At any other time of day, she dutifully reflects whatever joyful colors and patterns given to her from above

The hour before dawn is the only time that Lake Nancy is ambivalent about the sky. At any other time of day, she dutifully reflects whatever joyful colors and patterns given to her from above, but during pre-dawn, she busies herself with those things that are only the purview of water — there are wisps of fog to collect at the southern banks, water bugs skating to and fro across the surface of the water, splashes from the unseen denizens of the the deep, probably at the expense of the water bugs, and the constant and ever-present sound of runoff streams adding themselves to the lake herself.
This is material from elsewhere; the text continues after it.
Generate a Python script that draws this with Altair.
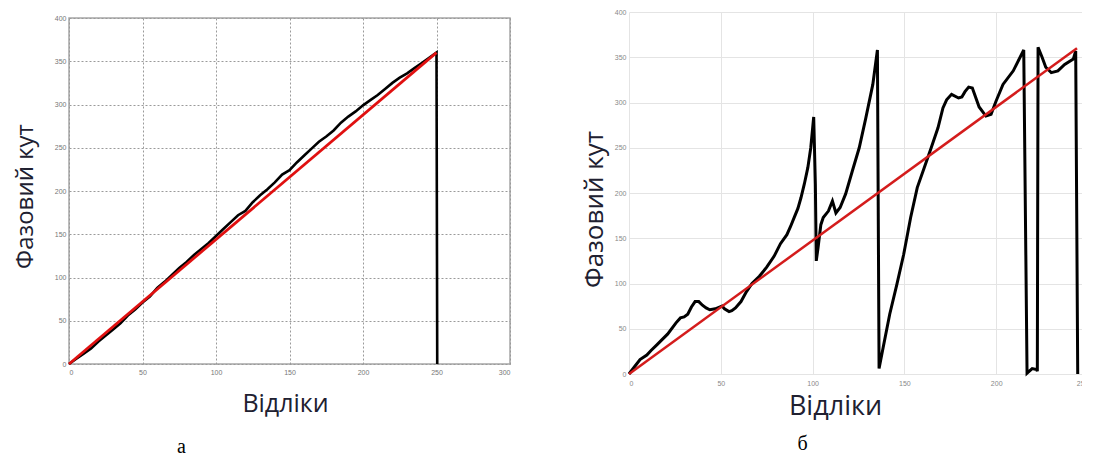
import altair as alt
import pandas as pd

# ---------------- Panel "а" ----------------
left_x = [0, 5, 10, 15, 20, 25, 30, 35, 40, 45, 50, 55, 60, 65, 70, 75, 80, 85, 90, 95,
          100, 105, 110, 115, 120, 125, 130, 135, 140, 145, 150, 155, 160, 165, 170, 175,
          180, 185, 190, 195, 200, 205, 210, 215, 220, 225, 230, 235, 240, 245, 250, 250.5]
left_phase = [0, 6, 12, 18, 26, 33, 40, 47, 56, 63, 71, 78, 88, 95, 103, 111, 118, 126, 133, 140,
              148, 156, 164, 172, 177, 187, 195, 202, 210, 219, 224, 233, 241, 249, 257, 263,
              270, 279, 286, 292, 299, 305, 311, 318, 325, 331, 336, 342, 348, 354, 360, 0]
left_ref_x = [0, 250]
left_ref_y = [0, 360]

# ---------------- Panel "б" ----------------
right_x = [0, 3, 6, 9.7, 12, 15.3, 18, 21, 25.6, 28, 30, 32, 34, 36, 38, 40, 42, 44, 47, 50.7,
           52, 54.5, 56, 58, 61, 64, 67, 71, 75, 79, 82.5, 86, 88, 90, 92, 93.7, 95.5, 97.4, 99,
           100.6, 101.5, 102, 103, 104.5, 105.8, 108.6, 110.8, 112.7, 115, 118, 121.6, 125.4,
           129, 132.8, 135.3, 136.2, 138.4, 142, 145.9, 149.6, 153.4, 157, 160.8, 164.6, 168.3,
           171, 173, 175.7, 179.5, 181.3, 183, 185, 187, 190.7, 194.4, 197.2, 200, 203.7, 209.3,
           215, 216.8, 219.6, 222, 222.4, 222.8, 225, 227, 230, 233.6, 237.3, 242, 243.3, 244.4]
right_phase = [0, 8, 16, 21, 26, 32.5, 38, 44, 56.5, 62, 63, 66, 74, 80, 80, 76, 73, 71, 72, 75,
               72, 69, 70, 73, 80, 91, 100, 108, 118, 130, 144, 154, 163, 173, 183, 195, 210, 228, 250,
               284, 210, 125, 140, 165, 173, 180, 191, 178, 184, 199, 224, 250,
               283, 320, 358, 6, 29, 66, 99, 132, 173, 206, 228, 250, 272,
               294, 303, 309, 305, 306, 312, 317, 316, 295, 285, 287, 302, 320, 335,
               358, 1, 6, 5, 3, 361, 350, 339, 333, 335, 342, 348, 357, 0]
right_ref_x = [0, 244]
right_ref_y = [0, 360]

left_ticks_x = [0, 50, 100, 150, 200, 250, 300]
right_ticks_x = [0, 50, 100, 150, 200, 250]
ticks_y = [0, 50, 100, 150, 200, 250, 300, 350, 400]

df_l = pd.DataFrame({"x": left_x, "y": left_phase, "i": list(range(len(left_x)))})
df_lr = pd.DataFrame({"x": left_ref_x, "y": left_ref_y})
df_r = pd.DataFrame({"x": right_x, "y": right_phase, "i": list(range(len(right_x)))})
df_rr = pd.DataFrame({"x": right_ref_x, "y": right_ref_y})

TITLE_FONT = "Open Sans"
TITLE_COLOR = "#202030"

# ----- left chart -----
lx = alt.X("x:Q", scale=alt.Scale(domain=[0, 300], nice=False),
           axis=alt.Axis(values=left_ticks_x, grid=True, gridDash=[2, 2], gridColor="#9a9a9a",
                         gridWidth=1, domain=False, ticks=False, labelFontSize=7,
                         labelColor="#777777", labelPadding=4, labelFont="Liberation Sans",
                         title="Відліки", titleFont=TITLE_FONT, titleFontSize=25,
                         titleFontWeight="normal", titleColor=TITLE_COLOR,
                         titleX=216, titleY=47, titleBaseline="alphabetic", titleAlign="center"))
ly = alt.Y("y:Q", scale=alt.Scale(domain=[0, 400], nice=False),
           axis=alt.Axis(values=ticks_y, grid=True, gridDash=[2, 2], gridColor="#9a9a9a",
                         gridWidth=1, domain=False, ticks=False, labelFontSize=7,
                         labelColor="#777777", labelPadding=3, labelFont="Liberation Sans",
                         title="Фазовий кут", titleFont=TITLE_FONT, titleFontSize=24,
                         titleFontWeight="normal", titleColor=TITLE_COLOR, titleAngle=270,
                         titleX=-37, titleY=178, titleBaseline="alphabetic", titleAlign="center"))

left_black = alt.Chart(df_l).mark_line(color="black", strokeWidth=2.6).encode(
    x=lx, y=ly, order="i:Q")
left_red = alt.Chart(df_lr).mark_line(color="#e01010", strokeWidth=2.8).encode(
    x="x:Q", y="y:Q")
left = alt.layer(left_black, left_red).properties(
    width=441, height=346,
    view=alt.ViewBackground(stroke="#a6a6a6", strokeWidth=1.5),
    title=alt.TitleParams("а", orient="bottom", anchor="middle", frame="group",
                          font="Liberation Serif", fontSize=20, fontWeight="normal",
                          color="black", baseline="alphabetic", offset=37, dx=-108),
)

spacer = alt.Chart(pd.DataFrame({"v": pd.Series([], dtype=float)})).mark_point(opacity=0).encode(
    x=alt.X("v:Q", axis=None), y=alt.Y("v:Q", axis=None)
).properties(width=1, height=1, view=alt.ViewBackground(fill="white", stroke=None))

left_col = alt.vconcat(spacer, left, spacing=0)

# ----- right chart -----
rx = alt.X("x:Q", scale=alt.Scale(domain=[0, 250], nice=False),
           axis=alt.Axis(values=right_ticks_x, grid=True, gridColor="#e4e4e4", gridWidth=1,
                         domain=False, ticks=False, labelFontSize=7, labelColor="#888888",
                         labelPadding=5, labelFont="Liberation Sans",
                         title="Відліки", titleFont=TITLE_FONT, titleFontSize=27,
                         titleFontWeight="normal", titleColor=TITLE_COLOR,
                         titleX=206, titleY=40, titleBaseline="alphabetic", titleAlign="center"))
ry = alt.Y("y:Q", scale=alt.Scale(domain=[0, 400], nice=False),
           axis=alt.Axis(values=ticks_y, grid=True, gridColor="#e4e4e4", gridWidth=1,
                         domain=False, ticks=False, labelFontSize=7, labelColor="#888888",
                         labelPadding=3, labelFont="Liberation Sans",
                         title="Фазовий кут", titleFont=TITLE_FONT, titleFontSize=26,
                         titleFontWeight="normal", titleColor=TITLE_COLOR, titleAngle=270,
                         titleX=-27, titleY=197, titleBaseline="alphabetic", titleAlign="center"))

right_black = alt.Chart(df_r).mark_line(color="black", strokeWidth=3).encode(
    x=rx, y=ry, order="i:Q")
right_red = alt.Chart(df_rr).mark_line(color="#d41c1c", strokeWidth=2.5).encode(
    x="x:Q", y="y:Q")
right = alt.layer(right_black, right_red).properties(
    width=459, height=362,
    title=alt.TitleParams("б", orient="bottom", anchor="middle", frame="group",
                          font="Liberation Serif", fontSize=20, fontWeight="normal",
                          color="black", baseline="alphabetic", offset=31, dx=-56),
)

chart = alt.hconcat(left_col, right, spacing=70).properties(
    padding={"left": 4, "top": 0, "right": -6, "bottom": 0},
    background="white",
).configure_view(stroke=None)

chart.save("out.html", embed_options={"renderer": "svg", "actions": False})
As all this was happening, the sky became not only lighter in color but slowly broke off into the lighter versions of those pastels and neons that the rest of the photographic world was, I’m sure, stumbling over itself to capture. The deep blue of twenty minutes before gave way to a much lighter blue, as clouds began distinguishing themselves as gray and white. The only oranges, reds, and purples concentrated on the eastern horizon, collecting themselves around the sun that would soon announce the day, while breaking the real magic and serenity of a quiet world between darkness and light, between dreaming and planning.

And as the sun broke through the horizon, I packed up my things and took my leave. I’m happy to have ten million social media acolytes of the sun’s exuberance arrive to take pictures and come up with different ways to describe color and light. But I can walk away, as I’ve always done, knowing that I was present for the moments that few people care to embrace, but that I’ve always held onto and cherished.